Vancouver (pps/July 1, 2009) As the third Canadian metropolis - after the 1976 Olympic Summer Games in Montreal and the 1988 Winter Games in Calgary - Vancouver will be the venue of Olympic Games on February 12-28, 2010. During the 115th Congress of the International Olympic Committee, IOC, in Prague on July 2, 2003, the largest city in the province of British Columbia was chosen to host the Games, winning on the second ballot with 56 of 53 votes ahead of Pyeongchang, South Korea.

On the first ballot – with 40 votes for Vancouver and 51 votes for Pyeongchang – Salzburg, Austria was ousted with 16 votes. Bern in Switzerland withdrew its bid after its population opposed the Games in a referendum with a majority of 80 per-cent. At an earlier stage the bids of Andorra la Vella, Andorra, Harbin in the People’s Republic of China, Jaca in Spain, and Sarajevo, in Bosnia-Herzegovina, were not admitted by the IOC.

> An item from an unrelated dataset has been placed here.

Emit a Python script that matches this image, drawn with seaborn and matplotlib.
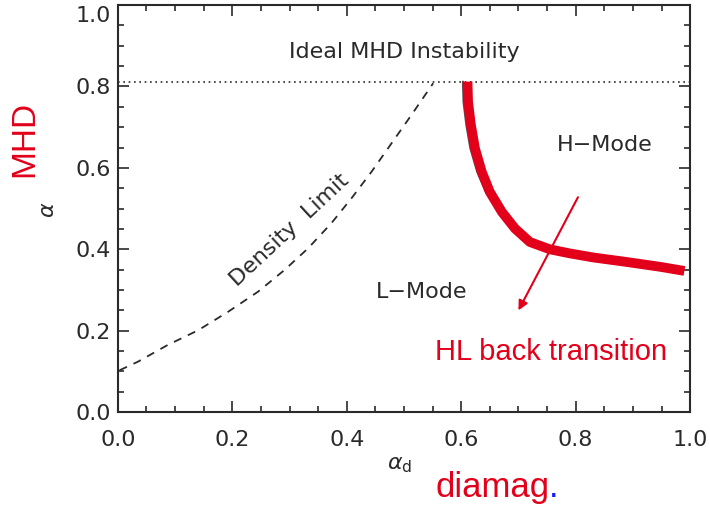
import numpy as np
import matplotlib
matplotlib.use("Agg")
import matplotlib.pyplot as plt
import matplotlib.transforms as mtransforms
import seaborn as sns

# density limit curve (dashed)
dens_x = [0.003, 0.035, 0.087, 0.140, 0.192, 0.245, 0.291, 0.332, 0.373, 0.408, 0.443, 0.478, 0.513, 0.551]
dens_y = [0.103, 0.124, 0.165, 0.201, 0.246, 0.296, 0.349, 0.402, 0.464, 0.525, 0.590, 0.660, 0.730, 0.808]

# H-L boundary (thick red)
hl_x = [0.611, 0.612, 0.617, 0.624, 0.636, 0.650, 0.671, 0.694, 0.720, 0.755, 0.790, 0.831, 0.889, 0.948, 0.990]
hl_y = [0.812, 0.762, 0.705, 0.648, 0.590, 0.541, 0.492, 0.451, 0.418, 0.400, 0.390, 0.380, 0.369, 0.357, 0.347]

# original black boundary peeking out under the red one
bk_x = [0.603, 0.604, 0.609, 0.616, 0.628, 0.643, 0.665]
bk_y = [0.812, 0.762, 0.705, 0.648, 0.590, 0.541, 0.492]

mhd_limit = 0.81
ticks = [0.0, 0.2, 0.4, 0.6, 0.8, 1.0]
tick_labels = ["0.0", "0.2", "0.4", "0.6", "0.8", "1.0"]

RED = "#e2001a"
INK = "#2a2a2a"

sns.set_theme(style="ticks")
plt.rcParams['font.family'] = ['DejaVu Sans']

fig = plt.figure(figsize=(7.10, 5.07), dpi=100)
ax = fig.add_axes([0.166, 0.187, 0.806, 0.803])

ax.axhline(mhd_limit, color=INK, lw=1.2, ls=(0, (1, 2.2)))
sns.lineplot(x=dens_x, y=dens_y, ax=ax, color=INK, lw=1.3)
ax.lines[-1].set_linestyle((0, (4.5, 4)))
sns.lineplot(x=bk_x, y=bk_y, ax=ax, color="#555555", lw=1.5)
sns.lineplot(x=hl_x, y=hl_y, ax=ax, color=RED, lw=7, solid_capstyle="butt")

ax.set_xlim(0, 1)
ax.set_ylim(0, 1)
ax.set_xticks(ticks)
ax.set_xticklabels(tick_labels)
ax.set_yticks(ticks)
ax.set_yticklabels(tick_labels)
ax.set_xticks(np.arange(0, 1.001, 0.05), minor=True)
ax.set_yticks(np.arange(0, 1.001, 0.05), minor=True)
ax.tick_params(which="both", direction="in", top=True, right=True, color=INK,
               labelcolor=INK, labelsize=16, width=1.2)
ax.tick_params(which="major", length=8)
ax.tick_params(which="minor", length=4)
ax.tick_params(axis="x", which="major", pad=13)
ax.tick_params(axis="y", which="major", pad=5)
for s in ax.spines.values():
    s.set_color(INK)
    s.set_linewidth(1.5)

# top y label sits a bit lower so it stays inside the frame
top_lab = ax.get_yticklabels()[-1]
top_lab.set_transform(top_lab.get_transform() +
                      mtransforms.ScaledTranslation(0, -0.09, fig.dpi_scale_trans))

# region labels
ax.text(0.5, 0.885, "Ideal MHD Instability", ha="center", va="center", fontsize=16, color=INK)
ax.text(0.851, 0.656, "H\u2212Mode", ha="center", va="center", fontsize=16, color=INK)
ax.text(0.53, 0.295, "L\u2212Mode", ha="center", va="center", fontsize=16, color=INK)
ax.text(0.30, 0.447, "Density  Limit", ha="center", va="center", fontsize=16, color=INK,
        rotation=43, rotation_mode="anchor")

ax.annotate("", xy=(0.70, 0.25), xytext=(0.804, 0.528),
            arrowprops=dict(arrowstyle="-|>", color=RED, lw=1.5, mutation_scale=14,
                            shrinkA=0, shrinkB=0))
ax.text(0.554, 0.128, "HL back transition", ha="left", va="baseline", fontsize=21,
        color=RED, family=["Liberation Sans"])

# axis labels
fig.text(0.068, 0.586, r"$\alpha$", rotation=90, ha="center", va="center", fontsize=16, color=INK)
fig.text(0.563, 0.083, r"$\alpha_{\rm d}$", ha="center", va="center", fontsize=16, color=INK)

fig.text(0.035, 0.726, "MHD", rotation=90, ha="center", va="center", fontsize=24,
         color=RED, family=["Liberation Sans"])
t = fig.text(0.613, 0.02, "diamag", ha="left", va="baseline", fontsize=25,
             color=RED, family=["Liberation Sans"])
fig.canvas.draw()
bb = t.get_window_extent()
fig.text(bb.x1 / fig.bbox.width, 0.02, ".", ha="left", va="baseline", fontsize=25,
         color="#1a1aff", family=["Liberation Sans"])

plt.savefig("out.png", dpi=100)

In February 2003, a national referendum was held in Vancouver. The result: 64 per-cent approved to host Olympic Winter Games. In a national competition with Calgary and Québec the city of Vancouver then prevailed. Already in 1968 and 1976 Whistler had put forward a bid to host Olympic Winter Games, but without success.

Whistler, located about 125 kilometres north of Vancouver, now features the “Whistler Sliding Centre” for the luge, bobsleigh and skeleton decisions. Whistler additionally accommodates the competition venues for biathlon as well as Alpine and Nordic skiing. The Opening and Closing Ceremony will be carried out in the city of Vancouver, as well as the competitions in ice hockey, short track, curling and figure skating. Richmond, a suburb of Vancouver, will host the speed skating competitions and West Vancouver will be the site for the freestyle skiing and snowboard competitions.

A total of 86 gold medals (46 men / 38 women) in seven different sports will be at stake at the XXI Olympic Winter Games. Additionally, the programme includes a mixed competition in figure skating.

By the way: neither at the 1976 Olympic Summer Games in Montreal nor twelve years later at the Winter Games in Calgary the hosts from Canada were able to grab a gold medal. Thus Canada is still waiting for its first Olympic champion at home. Even though Canadian Miroslav Zajonc, born in Czechoslovakia, grabbed a gold medal at the 1983 Worlds in Lake Placid, USA, Canada has not yet earned an Olympic medal in the sport of luge.